Why did T. Rex’s have such small arms when their jaws were so big? The answer is that no one really knows. It may be that with such an evolved jaw they could get whatever they needed from just clamping down on their prey but think about eating from your plate without hands! Would be a messy proposition.

So these monsters of prehistoric history must have lived for hundreds of years because of their size and growth rate, right? Guess again. The average T. Rex lived approximately 30 years.  Since they were the top of the food chain we can only assume that attrition, disease or famine would have been the undoing of a Tyrannosaurus Rex. Researchers now know that females were larger than the males by a few thousand pounds but it’s unclear whether their life span was longer or shorter.

The land mass of North America is the largest repository for dinosaur bones in the world.  With the western portion the continent being the hotbed. While states like Dakota and Montana and the entire US continent also have the largest variety of dinosaurs in the world it’s actually Alberta, Canada that has the greatest number of species in one site. Canada’s dinosaur provincial park has over 40 species in one location.

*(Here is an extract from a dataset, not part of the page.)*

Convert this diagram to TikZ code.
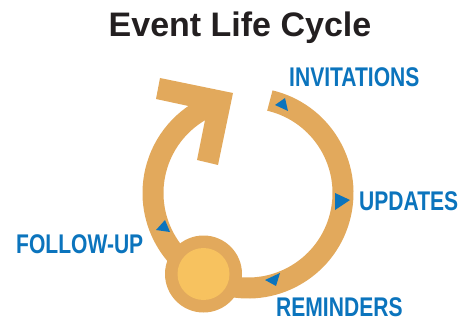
\documentclass[tikz,border=0pt]{standalone}
\usepackage{fontspec}
\setmainfont{Liberation Sans}
\newfontfamily\condfont[FakeStretch=0.78]{Liberation Sans}
\usepackage{xcolor}
\usepackage{tikz}
\usetikzlibrary{positioning}

\definecolor{ringtan}{HTML}{E2A95C}
\definecolor{knobyellow}{HTML}{F7C25F}
\definecolor{stepblue}{HTML}{0B74BD}
\definecolor{titleink}{HTML}{231F20}

\begin{document}
\begin{tikzpicture}[
    x=1pt, y=1pt,
    ring/.style={draw=ringtan, line width=21pt},
    marker/.style={fill=stepblue},
    phase/.style={font=\condfont\bfseries\fontsize{27}{27}\selectfont, text=stepblue, inner sep=0pt, text depth=0pt, anchor=base west}
    ]
    \useasboundingbox (0,0) rectangle (461,322);
    \coordinate (hub) at (248,129);
    \coordinate (knob) at (203.5,48);
    \node[font=\bfseries\fontsize{34}{34}\selectfont, text=titleink, inner sep=0pt, anchor=base] (title) at (240,285) {Event Life Cycle};
    % main loop and arrow head
    \draw[ring] (hub) ++(76.7:95) arc[start angle=76.7, end angle=-248, radius=95];
    \fill[ringtan] (156,223) -- (160,244) -- (233,229) -- (218,157) -- (197,162) -- (207,212) -- cycle;
    \fill[ringtan] (knob) circle[radius=38.5];
    \fill[knobyellow] (knob) circle[radius=26];
    % blue markers
    \fill[marker] (275,217) -- (285,224) -- (288,211) -- cycle;
    \fill[marker] (335,129) -- (350,122) -- (335,112) -- cycle;
    \fill[marker] (265,42) -- (280,49) -- (276,36) -- cycle;
    \fill[marker] (156,92) -- (165,102) -- (170,90) -- cycle;
    \node[phase] (invitations) at (289,235) {INVITATIONS};
    \node[phase] (updates) at (359,112) {UPDATES};
    \node[phase] (reminders) at (276,6) {REMINDERS};
    \node[phase] (followup) at (16,69) {FOLLOW-UP};
\end{tikzpicture}
\end{document}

People presume dinosaurs all lived around the same time period as one big happy family. In reality the T-Rex’s lived approximately 65-85 million years ago but dinosaurs themselves actually lived in a much larger window: 220 to 65 million years ago. For example; if you wanted to find a Stegasaurus fossil you would need to find a rock almost 150 million years old.

So how much are you going to get from the tooth fairy for a T. Rex tooth? A definite adult T. Rex tooth measuring at least 2 inches goes will net you approximately $2000 while a 2 inch juvenile T. Rex tooth will net more in the neighbourhood of $400. The average little boy or girl these days gets a mere $3.40 for a lost tooth.

Thanks for checking out the blog and hope you learned something interesting, see you back soon.